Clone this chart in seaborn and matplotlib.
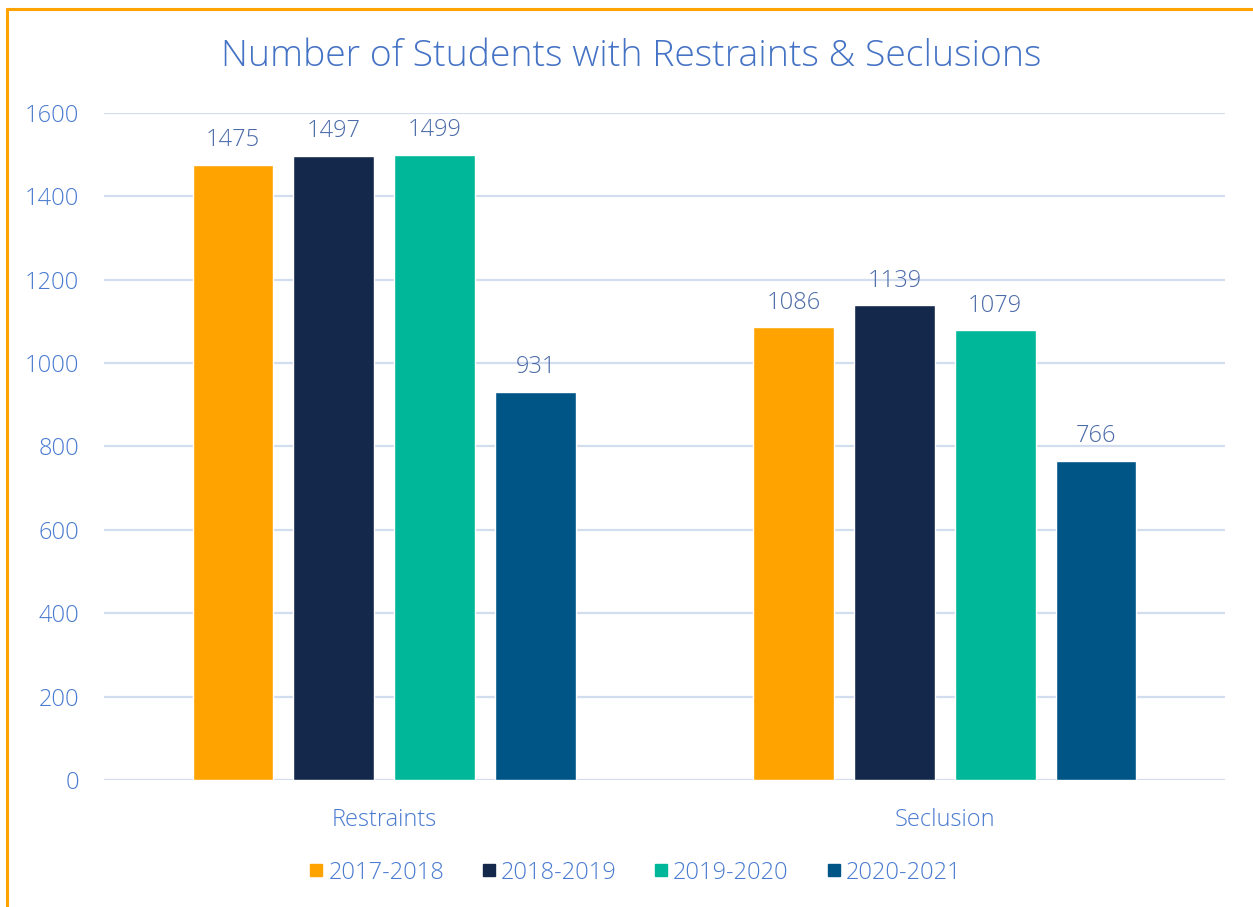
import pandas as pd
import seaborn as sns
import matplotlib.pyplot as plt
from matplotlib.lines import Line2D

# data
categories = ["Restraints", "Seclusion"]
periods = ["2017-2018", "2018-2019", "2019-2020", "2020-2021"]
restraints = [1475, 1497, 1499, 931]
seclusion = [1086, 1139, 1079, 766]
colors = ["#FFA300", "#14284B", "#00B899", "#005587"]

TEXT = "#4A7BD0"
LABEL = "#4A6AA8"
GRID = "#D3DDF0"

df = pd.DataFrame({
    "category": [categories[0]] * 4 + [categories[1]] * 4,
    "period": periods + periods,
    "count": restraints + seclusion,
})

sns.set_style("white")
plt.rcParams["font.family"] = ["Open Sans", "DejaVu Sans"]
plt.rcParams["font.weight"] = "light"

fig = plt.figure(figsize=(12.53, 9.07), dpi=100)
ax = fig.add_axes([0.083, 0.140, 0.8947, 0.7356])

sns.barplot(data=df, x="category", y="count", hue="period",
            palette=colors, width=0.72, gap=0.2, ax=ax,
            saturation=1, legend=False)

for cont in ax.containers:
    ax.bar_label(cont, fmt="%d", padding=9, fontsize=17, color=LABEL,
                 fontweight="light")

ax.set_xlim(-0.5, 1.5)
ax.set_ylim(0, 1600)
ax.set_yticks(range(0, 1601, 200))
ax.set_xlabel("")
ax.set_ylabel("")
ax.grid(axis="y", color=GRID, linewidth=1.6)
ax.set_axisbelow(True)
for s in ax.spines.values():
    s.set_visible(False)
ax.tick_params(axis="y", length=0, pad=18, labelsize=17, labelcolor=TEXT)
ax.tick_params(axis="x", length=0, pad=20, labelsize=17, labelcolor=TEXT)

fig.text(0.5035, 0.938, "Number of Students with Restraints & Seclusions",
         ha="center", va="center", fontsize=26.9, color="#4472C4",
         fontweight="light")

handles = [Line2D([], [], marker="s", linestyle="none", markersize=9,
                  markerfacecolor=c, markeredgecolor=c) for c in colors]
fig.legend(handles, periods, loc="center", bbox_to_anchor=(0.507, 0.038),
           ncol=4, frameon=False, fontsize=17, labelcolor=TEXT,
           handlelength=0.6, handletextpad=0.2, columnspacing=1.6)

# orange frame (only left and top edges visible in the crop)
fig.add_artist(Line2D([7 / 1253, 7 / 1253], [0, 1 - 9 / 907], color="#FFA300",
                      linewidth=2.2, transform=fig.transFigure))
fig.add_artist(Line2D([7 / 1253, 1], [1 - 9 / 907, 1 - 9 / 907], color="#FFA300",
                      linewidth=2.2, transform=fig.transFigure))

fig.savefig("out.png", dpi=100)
* * *
Goal: Return all of the data exactly as written, and drop the pictures.

Correct answer:
Clone this chart in seaborn and matplotlib.
import pandas as pd
import seaborn as sns
import matplotlib.pyplot as plt
from matplotlib.lines import Line2D

# data
categories = ["Restraints", "Seclusion"]
periods = ["2017-2018", "2018-2019", "2019-2020", "2020-2021"]
restraints = [1475, 1497, 1499, 931]
seclusion = [1086, 1139, 1079, 766]
colors = ["#FFA300", "#14284B", "#00B899", "#005587"]

TEXT = "#4A7BD0"
LABEL = "#4A6AA8"
GRID = "#D3DDF0"

df = pd.DataFrame({
    "category": [categories[0]] * 4 + [categories[1]] * 4,
    "period": periods + periods,
    "count": restraints + seclusion,
})

sns.set_style("white")
plt.rcParams["font.family"] = ["Open Sans", "DejaVu Sans"]
plt.rcParams["font.weight"] = "light"

fig = plt.figure(figsize=(12.53, 9.07), dpi=100)
ax = fig.add_axes([0.083, 0.140, 0.8947, 0.7356])

sns.barplot(data=df, x="category", y="count", hue="period",
            palette=colors, width=0.72, gap=0.2, ax=ax,
            saturation=1, legend=False)

for cont in ax.containers:
    ax.bar_label(cont, fmt="%d", padding=9, fontsize=17, color=LABEL,
                 fontweight="light")

ax.set_xlim(-0.5, 1.5)
ax.set_ylim(0, 1600)
ax.set_yticks(range(0, 1601, 200))
ax.set_xlabel("")
ax.set_ylabel("")
ax.grid(axis="y", color=GRID, linewidth=1.6)
ax.set_axisbelow(True)
for s in ax.spines.values():
    s.set_visible(False)
ax.tick_params(axis="y", length=0, pad=18, labelsize=17, labelcolor=TEXT)
ax.tick_params(axis="x", length=0, pad=20, labelsize=17, labelcolor=TEXT)

fig.text(0.5035, 0.938, "Number of Students with Restraints & Seclusions",
         ha="center", va="center", fontsize=26.9, color="#4472C4",
         fontweight="light")

handles = [Line2D([], [], marker="s", linestyle="none", markersize=9,
                  markerfacecolor=c, markeredgecolor=c) for c in colors]
fig.legend(handles, periods, loc="center", bbox_to_anchor=(0.507, 0.038),
           ncol=4, frameon=False, fontsize=17, labelcolor=TEXT,
           handlelength=0.6, handletextpad=0.2, columnspacing=1.6)

# orange frame (only left and top edges visible in the crop)
fig.add_artist(Line2D([7 / 1253, 7 / 1253], [0, 1 - 9 / 907], color="#FFA300",
                      linewidth=2.2, transform=fig.transFigure))
fig.add_artist(Line2D([7 / 1253, 1], [1 - 9 / 907, 1 - 9 / 907], color="#FFA300",
                      linewidth=2.2, transform=fig.transFigure))

fig.savefig("out.png", dpi=100)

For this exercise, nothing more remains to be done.